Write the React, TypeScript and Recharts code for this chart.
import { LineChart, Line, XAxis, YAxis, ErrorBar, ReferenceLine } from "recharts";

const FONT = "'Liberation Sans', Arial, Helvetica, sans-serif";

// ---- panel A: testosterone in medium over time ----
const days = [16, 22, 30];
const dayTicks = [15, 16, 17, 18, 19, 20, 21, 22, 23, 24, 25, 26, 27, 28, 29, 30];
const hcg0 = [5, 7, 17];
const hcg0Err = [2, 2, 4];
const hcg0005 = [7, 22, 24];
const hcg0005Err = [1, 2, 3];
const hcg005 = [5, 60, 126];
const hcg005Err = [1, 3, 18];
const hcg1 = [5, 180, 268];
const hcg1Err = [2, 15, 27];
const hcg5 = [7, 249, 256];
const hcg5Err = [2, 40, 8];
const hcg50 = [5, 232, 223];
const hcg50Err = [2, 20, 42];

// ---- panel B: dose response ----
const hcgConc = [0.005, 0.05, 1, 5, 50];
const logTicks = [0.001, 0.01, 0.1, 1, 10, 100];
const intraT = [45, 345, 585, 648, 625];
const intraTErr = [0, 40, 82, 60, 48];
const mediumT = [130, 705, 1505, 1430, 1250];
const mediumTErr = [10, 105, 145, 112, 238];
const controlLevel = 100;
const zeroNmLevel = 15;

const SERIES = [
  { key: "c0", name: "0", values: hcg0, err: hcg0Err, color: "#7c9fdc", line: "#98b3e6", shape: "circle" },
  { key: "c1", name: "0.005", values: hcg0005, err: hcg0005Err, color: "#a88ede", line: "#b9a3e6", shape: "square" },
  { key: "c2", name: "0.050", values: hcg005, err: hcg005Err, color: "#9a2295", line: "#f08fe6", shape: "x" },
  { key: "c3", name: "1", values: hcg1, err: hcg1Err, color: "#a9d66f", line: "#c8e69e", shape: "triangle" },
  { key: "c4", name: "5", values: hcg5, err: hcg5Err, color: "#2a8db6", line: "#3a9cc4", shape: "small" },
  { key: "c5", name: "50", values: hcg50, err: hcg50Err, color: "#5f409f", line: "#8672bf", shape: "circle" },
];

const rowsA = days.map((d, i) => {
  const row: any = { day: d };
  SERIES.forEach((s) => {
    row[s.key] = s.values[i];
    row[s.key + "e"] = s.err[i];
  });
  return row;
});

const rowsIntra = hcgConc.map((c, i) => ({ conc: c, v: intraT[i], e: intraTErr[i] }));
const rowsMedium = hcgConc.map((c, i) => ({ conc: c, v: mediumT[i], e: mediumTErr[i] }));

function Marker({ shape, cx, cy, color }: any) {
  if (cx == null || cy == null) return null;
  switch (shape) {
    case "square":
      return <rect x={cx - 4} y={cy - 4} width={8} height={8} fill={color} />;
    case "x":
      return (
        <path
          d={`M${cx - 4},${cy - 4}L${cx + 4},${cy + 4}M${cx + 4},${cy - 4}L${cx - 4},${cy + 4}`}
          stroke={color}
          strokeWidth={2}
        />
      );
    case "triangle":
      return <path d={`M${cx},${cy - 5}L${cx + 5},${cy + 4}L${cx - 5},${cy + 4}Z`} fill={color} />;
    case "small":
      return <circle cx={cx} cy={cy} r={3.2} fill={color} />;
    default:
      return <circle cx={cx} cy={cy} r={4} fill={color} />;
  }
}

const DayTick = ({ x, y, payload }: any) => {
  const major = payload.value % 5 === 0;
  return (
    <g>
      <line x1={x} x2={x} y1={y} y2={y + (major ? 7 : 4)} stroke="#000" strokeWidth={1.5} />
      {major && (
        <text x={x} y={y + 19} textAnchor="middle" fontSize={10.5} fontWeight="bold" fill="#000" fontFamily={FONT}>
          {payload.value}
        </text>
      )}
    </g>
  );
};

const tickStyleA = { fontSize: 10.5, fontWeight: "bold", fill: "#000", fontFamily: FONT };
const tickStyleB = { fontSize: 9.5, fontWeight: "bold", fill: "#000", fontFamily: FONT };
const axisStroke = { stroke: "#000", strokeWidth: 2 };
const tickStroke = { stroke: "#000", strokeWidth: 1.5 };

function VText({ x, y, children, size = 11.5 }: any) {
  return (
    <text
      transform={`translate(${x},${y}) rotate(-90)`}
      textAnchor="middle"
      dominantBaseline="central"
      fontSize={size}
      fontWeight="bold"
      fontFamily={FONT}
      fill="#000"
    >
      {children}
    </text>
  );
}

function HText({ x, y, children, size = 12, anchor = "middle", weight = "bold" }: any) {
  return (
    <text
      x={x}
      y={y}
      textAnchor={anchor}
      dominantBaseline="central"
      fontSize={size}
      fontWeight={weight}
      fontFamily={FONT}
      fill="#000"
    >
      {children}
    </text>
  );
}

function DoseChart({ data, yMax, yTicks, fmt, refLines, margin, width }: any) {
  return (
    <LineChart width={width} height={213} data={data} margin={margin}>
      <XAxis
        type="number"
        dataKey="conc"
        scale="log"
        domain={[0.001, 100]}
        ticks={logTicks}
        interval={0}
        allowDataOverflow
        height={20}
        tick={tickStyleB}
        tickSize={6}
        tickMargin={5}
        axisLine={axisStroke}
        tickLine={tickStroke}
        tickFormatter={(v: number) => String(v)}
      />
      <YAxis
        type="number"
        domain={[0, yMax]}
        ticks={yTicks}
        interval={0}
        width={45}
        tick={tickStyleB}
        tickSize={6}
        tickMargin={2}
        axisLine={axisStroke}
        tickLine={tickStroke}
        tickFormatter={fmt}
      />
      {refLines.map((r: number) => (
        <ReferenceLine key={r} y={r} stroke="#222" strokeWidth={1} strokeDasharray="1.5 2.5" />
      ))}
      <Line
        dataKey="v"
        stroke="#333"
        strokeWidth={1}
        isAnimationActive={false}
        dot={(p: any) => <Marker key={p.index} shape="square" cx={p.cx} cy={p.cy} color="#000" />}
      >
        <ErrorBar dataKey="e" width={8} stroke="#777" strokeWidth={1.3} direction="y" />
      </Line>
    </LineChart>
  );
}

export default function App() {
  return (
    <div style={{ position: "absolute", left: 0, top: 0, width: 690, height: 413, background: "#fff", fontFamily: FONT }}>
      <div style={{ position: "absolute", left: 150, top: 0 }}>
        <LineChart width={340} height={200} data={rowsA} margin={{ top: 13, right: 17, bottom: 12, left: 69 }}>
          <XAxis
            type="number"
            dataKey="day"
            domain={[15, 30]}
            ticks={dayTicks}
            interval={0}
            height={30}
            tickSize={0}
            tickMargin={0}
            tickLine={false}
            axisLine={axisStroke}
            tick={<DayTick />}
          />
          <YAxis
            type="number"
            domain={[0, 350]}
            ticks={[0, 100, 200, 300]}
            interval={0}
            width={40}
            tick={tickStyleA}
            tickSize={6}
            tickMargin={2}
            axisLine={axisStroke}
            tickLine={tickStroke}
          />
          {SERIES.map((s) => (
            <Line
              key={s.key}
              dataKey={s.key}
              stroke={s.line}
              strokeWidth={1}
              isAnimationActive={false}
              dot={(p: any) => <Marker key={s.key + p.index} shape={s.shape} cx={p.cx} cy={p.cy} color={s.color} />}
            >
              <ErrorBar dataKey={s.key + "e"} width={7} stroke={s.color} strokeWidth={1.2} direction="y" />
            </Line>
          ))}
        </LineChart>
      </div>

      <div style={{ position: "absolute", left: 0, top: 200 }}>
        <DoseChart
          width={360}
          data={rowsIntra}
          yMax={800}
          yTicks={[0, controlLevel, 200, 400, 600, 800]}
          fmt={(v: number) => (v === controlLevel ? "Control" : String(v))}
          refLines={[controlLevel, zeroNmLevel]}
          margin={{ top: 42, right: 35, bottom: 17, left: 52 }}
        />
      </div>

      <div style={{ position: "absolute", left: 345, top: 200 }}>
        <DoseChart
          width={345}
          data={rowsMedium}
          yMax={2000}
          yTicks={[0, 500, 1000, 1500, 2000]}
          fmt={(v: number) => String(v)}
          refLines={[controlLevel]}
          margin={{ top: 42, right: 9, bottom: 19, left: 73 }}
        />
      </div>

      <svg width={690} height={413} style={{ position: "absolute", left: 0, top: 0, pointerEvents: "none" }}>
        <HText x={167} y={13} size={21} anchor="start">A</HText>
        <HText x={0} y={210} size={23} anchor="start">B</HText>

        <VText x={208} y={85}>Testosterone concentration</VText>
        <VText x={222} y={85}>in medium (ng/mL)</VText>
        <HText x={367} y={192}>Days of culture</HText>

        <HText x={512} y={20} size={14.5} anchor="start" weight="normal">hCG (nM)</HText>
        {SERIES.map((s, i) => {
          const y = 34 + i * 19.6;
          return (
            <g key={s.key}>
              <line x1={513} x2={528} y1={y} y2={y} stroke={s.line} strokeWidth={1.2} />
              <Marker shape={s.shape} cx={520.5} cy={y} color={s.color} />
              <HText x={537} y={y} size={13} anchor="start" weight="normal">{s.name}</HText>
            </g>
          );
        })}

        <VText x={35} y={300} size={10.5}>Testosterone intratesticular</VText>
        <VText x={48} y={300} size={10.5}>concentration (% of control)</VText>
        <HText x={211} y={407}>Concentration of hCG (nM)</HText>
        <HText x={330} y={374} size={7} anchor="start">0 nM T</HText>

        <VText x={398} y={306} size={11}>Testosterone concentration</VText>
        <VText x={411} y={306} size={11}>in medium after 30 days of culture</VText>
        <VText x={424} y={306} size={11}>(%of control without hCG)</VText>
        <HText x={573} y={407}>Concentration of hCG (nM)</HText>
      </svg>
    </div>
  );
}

● ● ●

:: EXERCISE BRIEF ::
From the first line of the listing above to the line with "const hcg50Err = [2, 20, 42];", please transcribe each line exactly, both ends included, and nothing beyond that.

:: REPLY ::
Write the React, TypeScript and Recharts code for this chart.
import { LineChart, Line, XAxis, YAxis, ErrorBar, ReferenceLine } from "recharts";

const FONT = "'Liberation Sans', Arial, Helvetica, sans-serif";

// ---- panel A: testosterone in medium over time ----
const days = [16, 22, 30];
const dayTicks = [15, 16, 17, 18, 19, 20, 21, 22, 23, 24, 25, 26, 27, 28, 29, 30];
const hcg0 = [5, 7, 17];
const hcg0Err = [2, 2, 4];
const hcg0005 = [7, 22, 24];
const hcg0005Err = [1, 2, 3];
const hcg005 = [5, 60, 126];
const hcg005Err = [1, 3, 18];
const hcg1 = [5, 180, 268];
const hcg1Err = [2, 15, 27];
const hcg5 = [7, 249, 256];
const hcg5Err = [2, 40, 8];
const hcg50 = [5, 232, 223];
const hcg50Err = [2, 20, 42];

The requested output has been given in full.